I was resigned to waiting until the time I could find a library in New Jersey that might still have phone books from the 50s or 60s, when I struck gold on the website of the Township of Ocean Historical Museum, who helpfully told me that the Shore Motel was at Sunset Avenue and Route 35, “now home to a Burger King.” And now, I was spending my free time voluntarily staring at a vacant lot while Saturday morning shoppers whizzed by on their way to Target and Wegman’s.

This is, however, my idea of fun.

The first time I went looking for rock and roll landmarks was as a Beatle-crazed teenager who discovered the Beatles long after they broke up. When I was old enough to go into New York City on my own, I would go looking for things like the Ed Sullivan Theater or the Plaza Hotel, to see in person things I’d seen in photographs, to try to connect myself to the history I so longed to have been a part of in a tangible way.

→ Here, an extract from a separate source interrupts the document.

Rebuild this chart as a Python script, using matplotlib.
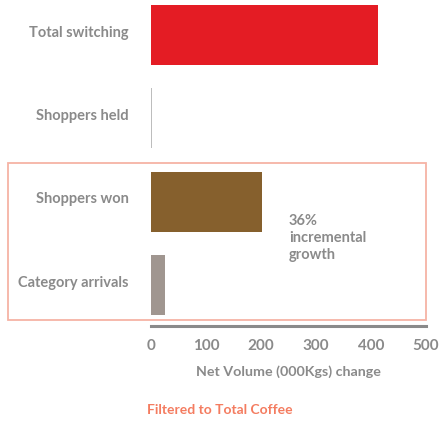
import matplotlib
matplotlib.use('Agg')
import matplotlib.pyplot as plt
from matplotlib.patches import Rectangle
from matplotlib.transforms import ScaledTranslation

# data
categories = ['Total switching', 'Shoppers held', 'Shoppers won', 'Category arrivals']
values = [413, 1, 202, 25]
colors = ['#e41c24', '#bdbdbd', '#86602d', '#a09690']
x_ticks = [0, 100, 200, 300, 400, 500]
note_text = '36%\nincremental\ngrowth'
footer_text = 'Filtered to Total Coffee'

plt.rcParams['font.family'] = ['Lato', 'DejaVu Sans']
grey = '#8a8a8a'

W, H = 440, 423
fig = plt.figure(figsize=(W / 100, H / 100), dpi=100)
ax = fig.add_axes([151 / W, 1 - 326 / H, 275 / W, 326 / H])

ypos = list(range(len(categories)))
ax.barh(ypos, values, height=0.72, color=colors, edgecolor='none')

ax.set_xlim(0, 500)
ax.set_ylim(3.49, -0.42)
ax.set_yticks(ypos)
ax.set_yticklabels(categories, fontsize=10.5, fontweight='bold', color=grey)
ax.set_xticks(x_ticks)
ax.set_xticklabels([str(t) for t in x_ticks], fontsize=11, fontweight='bold', color=grey)
ax.tick_params(axis='both', length=0)
ax.tick_params(axis='y', pad=16)
ax.tick_params(axis='x', pad=9)

# nudge the category labels up a little
shift = ScaledTranslation(0, 0.04, fig.dpi_scale_trans)
for lab in ax.get_yticklabels():
    lab.set_transform(lab.get_transform() + shift)

for s in ['top', 'right', 'left']:
    ax.spines[s].set_visible(False)
ax.spines['bottom'].set_color(grey)
ax.spines['bottom'].set_linewidth(2.2)

ax.set_xlabel('Net Volume (000Kgs) change', fontsize=10.3, fontweight='bold', color=grey, labelpad=9)

fig.text(289 / W, 1 - 238 / H, note_text, ha='left', va='center',
         fontsize=10.5, fontweight='bold', color=grey, linespacing=1.25)
fig.text(147 / W, 1 - 410 / H, footer_text, ha='left', va='center',
         fontsize=10, fontweight='bold', color='#f47c60')

# highlight box around the bottom two rows
box = Rectangle((8 / W, 1 - 320 / H), 418 / W, 157 / H, transform=fig.transFigure,
                fill=False, edgecolor='#f6b3a5', linewidth=1.3, clip_on=False)
fig.patches.append(box)

fig.savefig('out.png', dpi=100)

In New York City, there is so much history you can run smack into it without trying. That was how I stumbled onto the Brill Building on a trip into the city with my parents, who allowed me to go into Colony Records “for 15 minutes,” and walking up the street afterwards to meet up with them, I bumped into a passerby (because I kept peeking at the records I bought in the bag because I was so happy to have them) and when I whirled around to apologize, mortified, I looked up and saw the brass letters gleaming against the sky. BRILL BUILDING, it said. Could it be the same one? I wondered.

I confirmed my hunch in a Rolling Stone History of Rock and Roll gifted to me by my parents, and the next time I was in the city on a matinee trip with school, and we were granted an hour on our own, while friends went to Howard Johnson’s or posed in front of the smoking billboard, I scurried excitedly up Broadway to number 1619.

I perched on the curb and gawked at the wonder of the brass filigree on the entrance. I gathered my courage to walk over and peer inside, wishing I was brave enough to just walk into the lobby to see what it was like. I had to settle for allowing myself to rest one hand on a door handle; maybe Carole King had used it when she came to work, maybe Ellie Greenwich, maybe Neil Diamond!

As I stood and stared and let my imagination work overtime, the city whirled around me, tourists heading for TKTS, businessmen scowling, hustlers hawking girlie shows at the Metropole A Go Go. Nobody seemed to notice or care, when this building that created so much amazing music was still RIGHT HERE in the middle of everything.

It would be the beginning of a compulsion, this looking for rock and roll landmarks that didn’t exist or had become something else. That’s how I discovered the Fillmore East had been turned into a bank, and the club where the Velvet Underground first played was a community center, and Stax Records had been completely torn down (and has subsequently been rebuilt). I was also perfectly happy to visit the living, breathing places where music still lived, and eagerly made my pilgrimages to the Palladium (aka the Academy of Music), CBGB’s, Max’s Kansas City, and the Chelsea Hotel, where I would touch the plaque outside and think about everyone who ever stayed there, Bob Dylan, Leonard Cohen, Janis Joplin.

But the places I would be most drawn to were the ghosts. There was something that drew me to the places that were missing, the vanished, the forgotten, the paved-over, the torn-down, the vacant fields. It’s easy to connect to a thing that still stands, even if it’s no longer used for its original purpose; it’s a much harder challenge to find context in thin air, in weeds, in a lot full of broken glass and bricks. In running down an address, in exchanging information with other faithful, I was paying tribute, I was asserting my place, I was keeping the memories alive.

Magic once happened here; something important happened here; people did incredible things here...and now it’s like it never happened.

Except when people like me come to bear witness, to stand in the same place, to imagine, to dream, to remember, to pay respects, to try to step back through time even for a millisecond, on a kind of pilgrimage.